§ The request
From the records below, pull each line that has "this".

§ Record excerpts
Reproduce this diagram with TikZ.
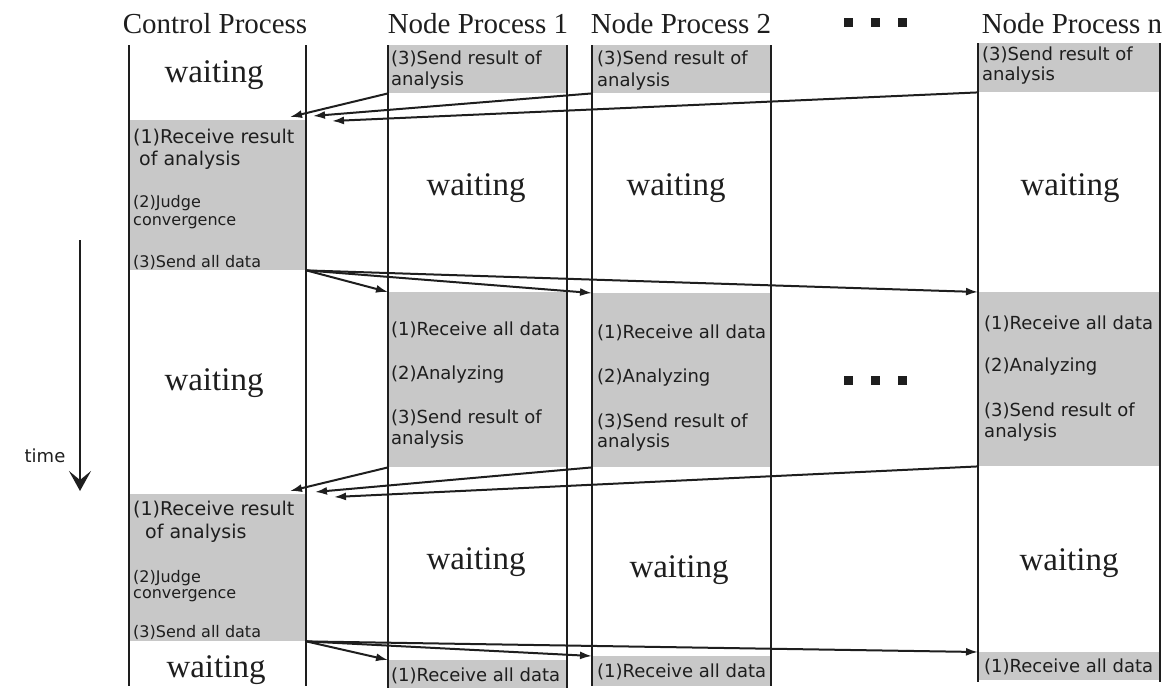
\documentclass[tikz,border=0pt]{standalone}
\usepackage{fontspec}
\setmainfont{Liberation Serif}
\newfontfamily\gsans{DejaVu Sans}
\usetikzlibrary{arrows.meta}
\definecolor{ink}{HTML}{1E1E1E}
\definecolor{shade}{HTML}{C8C8C8}
\tikzset{
  x=1pt, y=-1pt,
  lane/.style={draw=ink, line width=2.8pt},
  gbox/.style={fill=shade, draw=none, inner sep=0pt, anchor=north west},
  head/.style={font=\fontsize{29}{29}\selectfont, text=ink, inner sep=0pt},
  wait/.style={font=\fontsize{33}{33}\selectfont, text=ink, inner sep=0pt},
  itm/.style={font=\gsans\fontsize{18}{18}\selectfont, text=ink, anchor=west, inner sep=0pt},
  itml/.style={font=\gsans\fontsize{19}{19}\selectfont, text=ink, anchor=west, inner sep=0pt},
  itms/.style={font=\gsans\fontsize{16}{16}\selectfont, text=ink, anchor=west, inner sep=0pt},
  msg/.style={draw=ink, line width=2pt, -{Latex[length=12pt,width=8pt]}},
  sq/.style={fill=ink, minimum size=9pt, inner sep=0pt},
}
\begin{document}
\begin{tikzpicture}
\useasboundingbox (0,0) rectangle (1166,691);

% ---- shaded activity blocks ----
\node[gbox, minimum width=177pt, minimum height=150pt] (cg1) at (129,120) {};
\node[gbox, minimum width=177pt, minimum height=147pt] (cg2) at (129,494) {};
\node[gbox, minimum width=179pt, minimum height=48pt]  (n1s) at (388,45) {};
\node[gbox, minimum width=179pt, minimum height=175pt] (n1m) at (388,292) {};
\node[gbox, minimum width=179pt, minimum height=28pt]  (n1b) at (388,660) {};
\node[gbox, minimum width=179pt, minimum height=48pt]  (n2s) at (592,45) {};
\node[gbox, minimum width=179pt, minimum height=174pt] (n2m) at (592,293) {};
\node[gbox, minimum width=179pt, minimum height=30pt]  (n2b) at (592,656) {};
\node[gbox, minimum width=182pt, minimum height=49pt]  (nns) at (978,43) {};
\node[gbox, minimum width=182pt, minimum height=174pt] (nnm) at (978,292) {};
\node[gbox, minimum width=182pt, minimum height=28pt]  (nnb) at (978,652) {};

% ---- lane borders ----
\draw[lane] (129,45) -- (129,686);  \draw[lane] (306,45) -- (306,686);
\draw[lane] (388,45) -- (388,688);  \draw[lane] (567,45) -- (567,688);
\draw[lane] (592,45) -- (592,686);  \draw[lane] (771,45) -- (771,686);
\draw[lane] (978,43) -- (978,682);  \draw[lane] (1160,43) -- (1160,682);

% ---- headers ----
\node[head] (hc) at (215,24) {Control Process};
\node[head] (h1) at (478,24) {Node Process 1};
\node[head] (h2) at (681,24) {Node Process 2};
\node[head] (hn) at (1072,24) {Node Process n};
\node[sq] (hd1) at (848,22) {};
\node[sq] (hd2) at (875,22) {};
\node[sq] (hd3) at (902,22) {};

% ---- waiting labels ----
\node[wait] (wc1) at (214,75) {waiting};
\node[wait] (wc2) at (214,383) {waiting};
\node[wait] (wc3) at (216,670) {waiting};
\node[wait] (w11) at (476,188) {waiting};
\node[wait] (w12) at (476,562) {waiting};
\node[wait] (w21) at (676,188) {waiting};
\node[wait] (w22) at (679,570) {waiting};
\node[wait] (wn1) at (1070,188) {waiting};
\node[wait] (wn2) at (1069,563) {waiting};

% ---- control process steps ----
\node[itml] (ca1) at (133,138) {(1)Receive result};
\node[itml] (ca2) at (139,160) {of analysis};
\node[itms] (ca3) at (133,203) {(2)Judge};
\node[itms] (ca4) at (133,223) {convergence};
\node[itms] (ca5) at (133,262) {(3)Send all data};
\node[itml] (cb1) at (133,510) {(1)Receive result};
\node[itml] (cb2) at (145,533) {of analysis};
\node[itms] (cb3) at (133,578) {(2)Judge};
\node[itms] (cb4) at (133,596) {convergence};
\node[itms] (cb5) at (133,632) {(3)Send all data};

% ---- node process steps ----
\node[itm] (t11) at (391,59) {(3)Send result of};
\node[itm] (t12) at (391,81) {analysis};
\node[itm] (t21) at (597,59) {(3)Send result of};
\node[itm] (t22) at (597,82) {analysis};
\node[itm] (tn1) at (982,55) {(3)Send result of};
\node[itm] (tn2) at (982,76) {analysis};

\node[itm] (m11) at (391,330) {(1)Receive all data};
\node[itm] (m12) at (391,375) {(2)Analyzing};
\node[itm] (m13) at (391,418) {(3)Send result of};
\node[itm] (m14) at (391,440) {analysis};
\node[itm] (m21) at (597,333) {(1)Receive all data};
\node[itm] (m22) at (597,378) {(2)Analyzing};
\node[itm] (m23) at (597,422) {(3)Send result of};
\node[itm] (m24) at (597,443) {analysis};
\node[itm] (mn1) at (984,324) {(1)Receive all data};
\node[itm] (mn2) at (984,367) {(2)Analyzing};
\node[itm] (mn3) at (984,411) {(3)Send result of};
\node[itm] (mn4) at (984,433) {analysis};

\node[itm] (b11) at (391,676) {(1)Receive all data};
\node[itm] (b21) at (597,672) {(1)Receive all data};
\node[itm] (bn1) at (984,667) {(1)Receive all data};

\node[sq] (md1) at (848,380) {};
\node[sq] (md2) at (875,380) {};
\node[sq] (md3) at (902,380) {};

% ---- time axis ----
\coordinate (ttop) at (80,240);
\coordinate (tbot) at (80,491);
\draw[draw=ink, line width=2.8pt, -{Stealth[length=20pt,width=22pt,inset=9pt]}] (ttop) -- (tbot);
\node[font=\gsans\fontsize{18}{18}\selectfont, text=ink, inner sep=0pt] (tlab) at (45,456) {time};

% ---- message arrows ----
\coordinate (ra1) at (290,117);
\coordinate (ra2) at (313,116);
\coordinate (ra3) at (332,121);
\draw[msg] (n1s.south west) -- (ra1);
\draw[msg] (n2s.south west) -- (ra2);
\draw[msg] (nns.south west) -- (ra3);

\draw[msg] (cg1.south east) -- (n1m.north west);
\draw[msg] (cg1.south east) -- (n2m.north west);
\draw[msg] (cg1.south east) -- (nnm.north west);

\coordinate (rb1) at (290,491);
\coordinate (rb2) at (315,492);
\coordinate (rb3) at (334,497);
\draw[msg] (n1m.south west) -- (rb1);
\draw[msg] (n2m.south west) -- (rb2);
\draw[msg] (nnm.south west) -- (rb3);

\draw[msg] (cg2.south east) -- (n1b.north west);
\draw[msg] (cg2.south east) -- (n2b.north west);
\draw[msg] (cg2.south east) -- (nnb.north west);
\end{tikzpicture}
\end{document}
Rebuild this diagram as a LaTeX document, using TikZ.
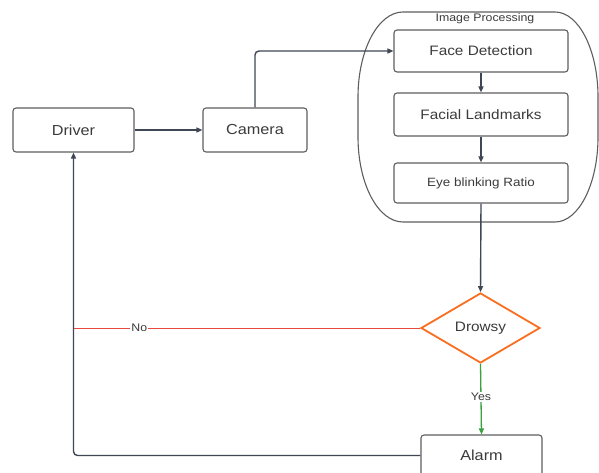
\documentclass[tikz,border=0pt]{standalone}
\usepackage{fontspec}
\setmainfont{Liberation Sans}[FakeStretch=1.12]
\usetikzlibrary{shapes.geometric,arrows.meta}
\definecolor{txt}{HTML}{3B3B3B}
\definecolor{bord}{HTML}{5E5E5E}
\definecolor{arr}{HTML}{3F4654}
\definecolor{nored}{HTML}{E84A3F}
\definecolor{yesgreen}{HTML}{3AA040}
\definecolor{dorange}{HTML}{FA6E20}
\tikzset{
  box/.style={draw=bord, line width=1.1pt, rounded corners=3pt, text=txt, inner sep=0pt, anchor=center},
  conn/.style={draw=arr, line width=1.4pt, -{Triangle[length=6pt,width=5pt]}},
  lbl/.style={fill=white, text=txt, inner sep=1pt, font=\fontsize{11}{12}\selectfont},
}
\begin{document}
\begin{tikzpicture}[x=1pt,y=-1pt]
\useasboundingbox (0,0) rectangle (599,473);
\fill[white] (0,0) rectangle (599,473);
\clip (0,0) rectangle (599,473);
% container
\draw[bord, line width=1.1pt] (403,12) -- (555,12)
  .. controls (578.7,12) and (598,50.1) .. (598,97) -- (598,137)
  .. controls (598,183.9) and (578.7,222) .. (555,222) -- (403,222)
  .. controls (378.1,222) and (358,183.9) .. (358,137) -- (358,97)
  .. controls (358,50.1) and (378.1,12) .. (403,12) -- cycle;
\node[text=txt, font=\fontsize{11}{12}\selectfont] (iplabel) at (485,19) {Image Processing};
% nodes
\node[box, minimum width=121pt, minimum height=44pt, font=\fontsize{14.5}{16}\selectfont] (driver) at (73.5,130) {Driver};
\node[box, minimum width=104pt, minimum height=44pt, font=\fontsize{14.5}{16}\selectfont] (camera) at (255,130) {Camera};
\node[box, minimum width=174pt, minimum height=42pt, font=\fontsize{13.7}{15}\selectfont] (face) at (481,51) {Face Detection};
\node[box, minimum width=174pt, minimum height=43pt, font=\fontsize{13.7}{15}\selectfont] (facial) at (481,114.5) {Facial Landmarks};
\node[box, minimum width=174pt, minimum height=40pt, font=\fontsize{12}{14}\selectfont] (eye) at (481,183) {Eye blinking Ratio};
\node[diamond, draw=dorange, line width=1.8pt, minimum width=119pt, minimum height=70pt, inner sep=0pt, aspect=1.7, text=txt, font=\fontsize{13.7}{15}\selectfont] (drowsy) at (480.5,328) {Drowsy};
\node[box, minimum width=121pt, minimum height=41pt, font=\fontsize{14.5}{16}\selectfont] (alarm) at (481.5,455.5) {Alarm};
% connectors
\draw[conn] (driver.east) -- (camera.west);
\draw[conn, rounded corners=4pt] (camera.north) |- (face.west);
\draw[conn] (face.south) -- (facial.north);
\draw[conn] (facial.south) -- (eye.north);
\draw[conn] (eye.south) -- (drowsy.north);
\draw[yesgreen, line width=1.3pt, -{Triangle[length=6pt,width=5pt]}] (drowsy.south) -- node[lbl, pos=0.47] {Yes} (alarm.north);
\draw[conn, rounded corners=4pt] (alarm.west) -| (driver.south);
\draw[nored, line width=1pt] (drowsy.west) -- node[lbl, pos=0.81] {No} (drowsy.west -| driver.south);
\end{tikzpicture}
\end{document}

§ Task solution
Reproduce this diagram with TikZ.
Rebuild this diagram as a LaTeX document, using TikZ.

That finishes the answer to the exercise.